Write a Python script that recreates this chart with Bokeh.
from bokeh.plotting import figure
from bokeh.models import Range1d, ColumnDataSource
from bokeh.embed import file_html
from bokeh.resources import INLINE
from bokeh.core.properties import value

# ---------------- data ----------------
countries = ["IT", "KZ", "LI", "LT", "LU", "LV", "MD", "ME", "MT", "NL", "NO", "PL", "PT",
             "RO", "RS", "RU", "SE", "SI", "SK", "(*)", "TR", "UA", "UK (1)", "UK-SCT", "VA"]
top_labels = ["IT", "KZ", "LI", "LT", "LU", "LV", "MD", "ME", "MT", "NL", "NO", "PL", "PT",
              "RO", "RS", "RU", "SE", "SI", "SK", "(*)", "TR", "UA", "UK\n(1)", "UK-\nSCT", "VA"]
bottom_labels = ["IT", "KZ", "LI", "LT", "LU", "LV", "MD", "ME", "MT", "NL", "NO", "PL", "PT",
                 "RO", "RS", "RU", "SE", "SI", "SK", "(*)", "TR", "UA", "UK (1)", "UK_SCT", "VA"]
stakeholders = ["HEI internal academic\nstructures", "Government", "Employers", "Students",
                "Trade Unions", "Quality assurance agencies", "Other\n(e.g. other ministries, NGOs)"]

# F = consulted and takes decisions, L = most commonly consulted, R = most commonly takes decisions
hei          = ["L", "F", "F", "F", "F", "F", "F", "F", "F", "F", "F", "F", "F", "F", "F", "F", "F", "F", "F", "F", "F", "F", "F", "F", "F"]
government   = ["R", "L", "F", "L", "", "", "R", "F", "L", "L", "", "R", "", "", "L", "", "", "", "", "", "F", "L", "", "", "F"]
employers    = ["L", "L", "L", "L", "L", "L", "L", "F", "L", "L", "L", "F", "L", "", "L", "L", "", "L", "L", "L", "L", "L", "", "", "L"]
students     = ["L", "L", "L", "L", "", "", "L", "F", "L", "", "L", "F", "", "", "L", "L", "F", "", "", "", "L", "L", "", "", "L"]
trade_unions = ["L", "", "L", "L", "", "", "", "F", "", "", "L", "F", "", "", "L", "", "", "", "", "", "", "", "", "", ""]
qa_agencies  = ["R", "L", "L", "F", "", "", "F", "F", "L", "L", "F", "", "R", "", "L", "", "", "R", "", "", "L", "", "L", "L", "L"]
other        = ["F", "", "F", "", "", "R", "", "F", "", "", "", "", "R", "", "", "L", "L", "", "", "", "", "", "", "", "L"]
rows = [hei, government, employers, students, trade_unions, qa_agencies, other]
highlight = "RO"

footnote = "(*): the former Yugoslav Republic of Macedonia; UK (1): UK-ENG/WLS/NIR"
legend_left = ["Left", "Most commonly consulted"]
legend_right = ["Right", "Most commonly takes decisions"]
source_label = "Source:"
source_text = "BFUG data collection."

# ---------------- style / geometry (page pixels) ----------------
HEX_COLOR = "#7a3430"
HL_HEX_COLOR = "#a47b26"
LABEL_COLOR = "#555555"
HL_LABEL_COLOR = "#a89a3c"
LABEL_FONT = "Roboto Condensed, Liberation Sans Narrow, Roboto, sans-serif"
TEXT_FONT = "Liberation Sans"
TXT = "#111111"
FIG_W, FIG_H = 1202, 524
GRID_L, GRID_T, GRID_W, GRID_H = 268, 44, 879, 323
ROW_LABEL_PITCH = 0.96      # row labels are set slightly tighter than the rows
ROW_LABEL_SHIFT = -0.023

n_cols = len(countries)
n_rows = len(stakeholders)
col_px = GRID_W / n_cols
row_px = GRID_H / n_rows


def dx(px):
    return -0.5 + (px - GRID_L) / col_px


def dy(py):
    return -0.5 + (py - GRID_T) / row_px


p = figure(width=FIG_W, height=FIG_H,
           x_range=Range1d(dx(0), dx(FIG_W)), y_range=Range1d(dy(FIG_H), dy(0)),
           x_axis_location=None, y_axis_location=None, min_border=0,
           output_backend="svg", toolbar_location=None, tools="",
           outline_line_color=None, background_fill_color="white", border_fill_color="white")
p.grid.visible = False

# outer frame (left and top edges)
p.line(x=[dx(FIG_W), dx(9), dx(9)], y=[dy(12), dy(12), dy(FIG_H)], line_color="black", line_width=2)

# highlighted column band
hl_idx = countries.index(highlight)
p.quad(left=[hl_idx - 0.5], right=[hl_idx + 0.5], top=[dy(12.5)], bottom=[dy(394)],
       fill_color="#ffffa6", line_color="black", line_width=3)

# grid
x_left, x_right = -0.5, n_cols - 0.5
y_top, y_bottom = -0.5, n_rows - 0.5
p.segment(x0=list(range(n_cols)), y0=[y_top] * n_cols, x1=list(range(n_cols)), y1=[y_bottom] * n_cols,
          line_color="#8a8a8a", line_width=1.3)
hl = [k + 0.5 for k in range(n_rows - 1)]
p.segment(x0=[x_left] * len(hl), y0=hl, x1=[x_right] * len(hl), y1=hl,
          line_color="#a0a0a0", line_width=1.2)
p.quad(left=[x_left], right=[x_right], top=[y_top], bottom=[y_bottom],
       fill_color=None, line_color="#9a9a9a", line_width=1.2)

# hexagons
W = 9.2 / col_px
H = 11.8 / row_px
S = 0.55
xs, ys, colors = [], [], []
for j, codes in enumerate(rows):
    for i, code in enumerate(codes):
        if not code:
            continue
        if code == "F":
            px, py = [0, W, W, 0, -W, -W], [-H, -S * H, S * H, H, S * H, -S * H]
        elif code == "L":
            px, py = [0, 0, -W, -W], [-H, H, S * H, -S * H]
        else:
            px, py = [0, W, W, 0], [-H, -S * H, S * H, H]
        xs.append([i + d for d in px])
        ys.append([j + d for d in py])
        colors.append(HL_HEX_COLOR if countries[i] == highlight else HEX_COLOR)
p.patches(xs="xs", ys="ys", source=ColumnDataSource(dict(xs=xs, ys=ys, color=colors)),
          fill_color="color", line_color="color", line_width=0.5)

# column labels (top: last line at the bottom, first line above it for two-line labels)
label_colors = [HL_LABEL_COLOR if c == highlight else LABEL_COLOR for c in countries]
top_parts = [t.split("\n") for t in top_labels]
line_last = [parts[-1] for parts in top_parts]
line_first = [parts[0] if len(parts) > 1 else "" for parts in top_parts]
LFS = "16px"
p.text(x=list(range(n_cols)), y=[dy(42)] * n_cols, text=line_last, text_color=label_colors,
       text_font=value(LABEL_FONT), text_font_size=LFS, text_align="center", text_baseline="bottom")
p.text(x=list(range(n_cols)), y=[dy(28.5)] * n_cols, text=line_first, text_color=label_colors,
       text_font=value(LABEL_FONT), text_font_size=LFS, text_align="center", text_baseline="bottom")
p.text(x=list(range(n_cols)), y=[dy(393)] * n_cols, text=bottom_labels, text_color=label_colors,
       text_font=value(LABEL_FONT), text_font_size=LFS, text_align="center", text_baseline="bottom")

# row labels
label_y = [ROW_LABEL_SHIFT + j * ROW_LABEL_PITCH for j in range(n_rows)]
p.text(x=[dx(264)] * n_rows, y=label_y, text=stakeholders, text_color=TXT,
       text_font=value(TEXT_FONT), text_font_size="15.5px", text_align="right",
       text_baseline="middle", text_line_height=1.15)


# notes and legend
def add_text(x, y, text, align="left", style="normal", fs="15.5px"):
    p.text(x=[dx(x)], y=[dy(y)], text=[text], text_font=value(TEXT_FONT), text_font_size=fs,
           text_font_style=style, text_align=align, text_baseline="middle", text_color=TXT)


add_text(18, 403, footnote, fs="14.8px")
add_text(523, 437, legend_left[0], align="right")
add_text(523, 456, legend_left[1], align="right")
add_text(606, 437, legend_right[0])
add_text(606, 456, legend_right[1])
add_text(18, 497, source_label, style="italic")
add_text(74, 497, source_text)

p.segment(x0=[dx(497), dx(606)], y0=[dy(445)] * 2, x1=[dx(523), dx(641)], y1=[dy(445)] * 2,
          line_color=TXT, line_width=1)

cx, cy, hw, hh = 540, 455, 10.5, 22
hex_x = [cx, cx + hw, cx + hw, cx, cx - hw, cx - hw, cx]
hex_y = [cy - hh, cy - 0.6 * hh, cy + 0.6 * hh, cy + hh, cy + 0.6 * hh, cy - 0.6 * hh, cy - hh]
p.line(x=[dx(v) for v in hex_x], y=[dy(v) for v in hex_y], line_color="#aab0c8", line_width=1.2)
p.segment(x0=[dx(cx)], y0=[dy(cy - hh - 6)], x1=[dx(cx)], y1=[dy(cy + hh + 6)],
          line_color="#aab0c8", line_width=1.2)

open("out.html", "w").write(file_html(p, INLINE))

SHORT TASK: Copy out only the lines running from the beginning of the data to the line with "from bokeh.core.properties import value", both ends included.

WRITTEN RESPONSE:
Write a Python script that recreates this chart with Bokeh.
from bokeh.plotting import figure
from bokeh.models import Range1d, ColumnDataSource
from bokeh.embed import file_html
from bokeh.resources import INLINE
from bokeh.core.properties import value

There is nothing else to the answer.